The most important goal of a marketing technology strategy is to increase marketing ROI, according to a new report [download page] from Ascend2 and its Research Partners. But how long should it take from implementation to return? For about two-thirds of survey respondents, a reasonable limit is 6 months.
The survey – fielded among 232 marketers with a B2B skew – found that one-quarter are impatient for results. These marketers feel that a reasonable time-frame from implementation to return on investment is under 3 months.
While not all agree, virtually all (93%) feel that their marketing technology investments should start to produce ROI within a year of implementation.
It shouldn’t come as a surprise, then, that estimating the ongoing costs and ROI of technologies is a common step taken by marketers before beginning the buying process, per recent research from Target Marketing.
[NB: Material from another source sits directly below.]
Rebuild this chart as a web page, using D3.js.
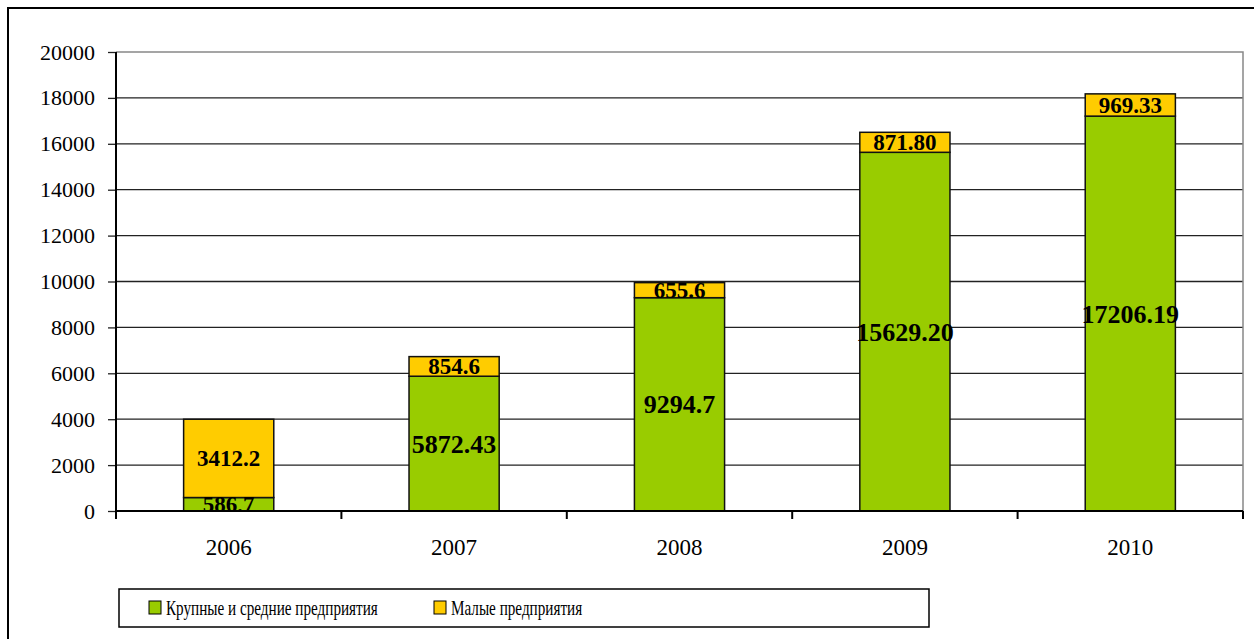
<!DOCTYPE html>
<html>
<head>
<meta charset="utf-8">
<script src="https://cdn.jsdelivr.net/npm/d3@7"></script>
<style>
  body { margin: 0; background: #fff; }
</style>
</head>
<body>
<div id="chart"></div>
<script>
// data
var years = ["2006", "2007", "2008", "2009", "2010"];
var bigValues = [586.7, 5872.43, 9294.7, 15629.20, 17206.19];
var smallValues = [3412.2, 854.6, 655.6, 871.80, 969.33];
var bigLabels = ["586,7", "5872.43", "9294.7", "15629.20", "17206.19"];
var smallLabels = ["3412.2", "854.6", "655.6", "871.80", "969.33"];
var yTicks = [0, 2000, 4000, 6000, 8000, 10000, 12000, 14000, 16000, 18000, 20000];
var seriesNames = ["Крупные и средние предприятия", "Малые предприятия"];
var colors = ["#99cc00", "#ffcc00"];

var FONT = "Liberation Serif";

var W = 1254, H = 639;
var margin = {top: 52, right: 11, bottom: 128, left: 116},
    width = W - margin.left - margin.right,
    height = H - margin.top - margin.bottom;

var svg = d3.select("#chart").append("svg")
    .attr("width", W)
    .attr("height", H)
    .attr("font-family", FONT);

// outer frame (runs off the right and bottom of the page)
svg.append("rect")
    .attr("x", 8).attr("y", 8)
    .attr("width", 1300).attr("height", 700)
    .attr("fill", "none")
    .attr("stroke", "#000")
    .attr("stroke-width", 2);

var g = svg.append("g")
    .attr("transform", "translate(" + margin.left + "," + margin.top + ")");

var x = d3.scaleBand()
    .domain(years)
    .range([0, width])
    .paddingInner(0.6)
    .paddingOuter(0.3);

var y = d3.scaleLinear()
    .domain([0, 20000])
    .range([height, 0]);

// gridlines
g.selectAll(".grid")
    .data(yTicks.slice(1, -1))
    .enter().append("line")
    .attr("x1", 0).attr("x2", width)
    .attr("y1", d => y(d)).attr("y2", d => y(d))
    .attr("stroke", "#222")
    .attr("stroke-width", 1.3);

// plot area border (top & right in gray)
g.append("path")
    .attr("d", "M0," + y(20000) + "H" + width + "V" + height)
    .attr("fill", "none")
    .attr("stroke", "#888")
    .attr("stroke-width", 1.5);

g.append("clipPath").attr("id", "plotClip")
    .append("rect").attr("x", 0).attr("y", 0).attr("width", width).attr("height", height);

// stacked bars
var stackData = years.map((yr, i) => ({year: yr, big: bigValues[i], small: smallValues[i]}));
var stack = d3.stack().keys(["big", "small"])(stackData);

var layers = g.selectAll(".layer")
    .data(stack)
    .enter().append("g")
    .attr("fill", (d, i) => colors[i]);

layers.selectAll("rect")
    .data(d => d)
    .enter().append("rect")
    .attr("x", d => x(d.data.year))
    .attr("y", d => y(d[1]))
    .attr("width", x.bandwidth())
    .attr("height", d => y(d[0]) - y(d[1]))
    .attr("stroke", "#111")
    .attr("stroke-width", 1.5);

// value labels
var labelGroup = g.append("g").attr("clip-path", "url(#plotClip)");
var labelSets = [bigLabels, smallLabels];
stack.forEach((layer, k) => {
    labelGroup.selectAll(".lab" + k)
        .data(layer)
        .enter().append("text")
        .attr("x", d => x(d.data.year) + x.bandwidth() / 2)
        .attr("y", d => (y(d[0]) + y(d[1])) / 2)
        .attr("dy", "0.35em")
        .attr("text-anchor", "middle")
        .attr("font-family", FONT)
        .attr("font-weight", "bold")
        .attr("font-size", (d, i) => (k == 0 && i > 0) ? 26 : 23)
        .attr("fill", "#000")
        .text((d, i) => labelSets[k][i]);
});

// y axis
var yAxis = g.append("g")
    .call(d3.axisLeft(y).tickValues(yTicks).tickSize(8).tickSizeOuter(0).tickFormat(d => d));
yAxis.attr("font-family", FONT).attr("font-size", 22);
yAxis.select(".domain").remove();
yAxis.selectAll(".tick line").attr("stroke", "#222").attr("stroke-width", 1.3);
yAxis.selectAll(".tick text")
    .attr("x", -21)
    .attr("font-family", FONT)
    .attr("font-size", 22)
    .attr("fill", "#000");

g.append("line")
    .attr("x1", 0).attr("x2", 0)
    .attr("y1", 0).attr("y2", height + 8)
    .attr("stroke", "#000").attr("stroke-width", 2);

// x axis: baseline and ticks at category boundaries
g.append("line")
    .attr("x1", 0).attr("x2", width)
    .attr("y1", height).attr("y2", height)
    .attr("stroke", "#000").attr("stroke-width", 2);

var bounds = d3.range(years.length + 1).map(i => i * width / years.length);
g.selectAll(".xtick")
    .data(bounds)
    .enter().append("line")
    .attr("x1", d => d).attr("x2", d => d)
    .attr("y1", height).attr("y2", height + 8)
    .attr("stroke", "#000").attr("stroke-width", 2);

g.selectAll(".xlab")
    .data(years)
    .enter().append("text")
    .attr("x", d => x(d) + x.bandwidth() / 2)
    .attr("y", height + 44)
    .attr("text-anchor", "middle")
    .attr("font-family", FONT)
    .attr("font-size", 23)
    .text(d => d);

// legend
var legend = svg.append("g").attr("transform", "translate(119,589)");
legend.append("rect")
    .attr("width", 810).attr("height", 38)
    .attr("fill", "#fff")
    .attr("stroke", "#000").attr("stroke-width", 1.5);

var legendX = [30, 315];
seriesNames.forEach((name, i) => {
    var item = legend.append("g").attr("transform", "translate(" + legendX[i] + ",0)");
    item.append("rect")
        .attr("x", 0).attr("y", 12)
        .attr("width", 12).attr("height", 13)
        .attr("fill", colors[i])
        .attr("stroke", "#000").attr("stroke-width", 1);
    // text in the original is set narrow, so squeeze it horizontally
    item.append("text")
        .attr("transform", "translate(17,26) scale(0.69,1)")
        .attr("font-family", FONT)
        .attr("font-size", 22)
        .text(name);
});
</script>
</body>
</html>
Which MarTech Functions Will Produce ROI?
When it comes to the technology-driven marketing functions most likely to increase ROI, marketers point most to analytics or predictive modeling. While there are indications that organizational use of analytics remains immature (see the global view here and the US view here), analytics are perceived to help in determining the marketing channels providing the best ROI.
Predictive modeling, for its part, is proving very effective for conversion rate optimization and tends to be used more by digitally mature organizations. It’s also an area of growing investment for Salesforce users.
MarTech Investments Successful; Spending to Rise
On an encouraging note, marketers responding to Ascend2’s survey seem generally pleased with the results of their marketing technology strategies.
Overall, roughly half (52%) describe their strategy as “very successful” at achieving important objectives, while another 40% describe it as “somewhat successful.” That leaves just 8% somewhat disappointed with their results.
Moreover, virtually all say that ROI is increasing significantly (52%) or marginally (45%) as a result of their marketing technology investments.
Likely as a result of this success, survey respondents are enthusiastic about their future spending plans. More than 8 in 10 predict that their marketing technology budget will increase significantly (43%) or marginally (51%) in the coming year.
Research that companies are becoming more confident that they’re investing the right amount in marketing technology and that their tools are up to date and sufficient for their work.
Even so, budget availability continues to be the biggest challenge to acquiring new marketing technology, according to Ascend2’s report. On a more positive note, marketers don’t seem to be lacking executive support for their technology investments.
About the Data: The results are based on a survey of 232 marketing influencers around the world, 41% of whom are from companies with more than 500 employees. Some 52% count B2B as their primary marketing channel, while 27% are B2C-focused and the remaining 21% equally B2B- and B2C-focused.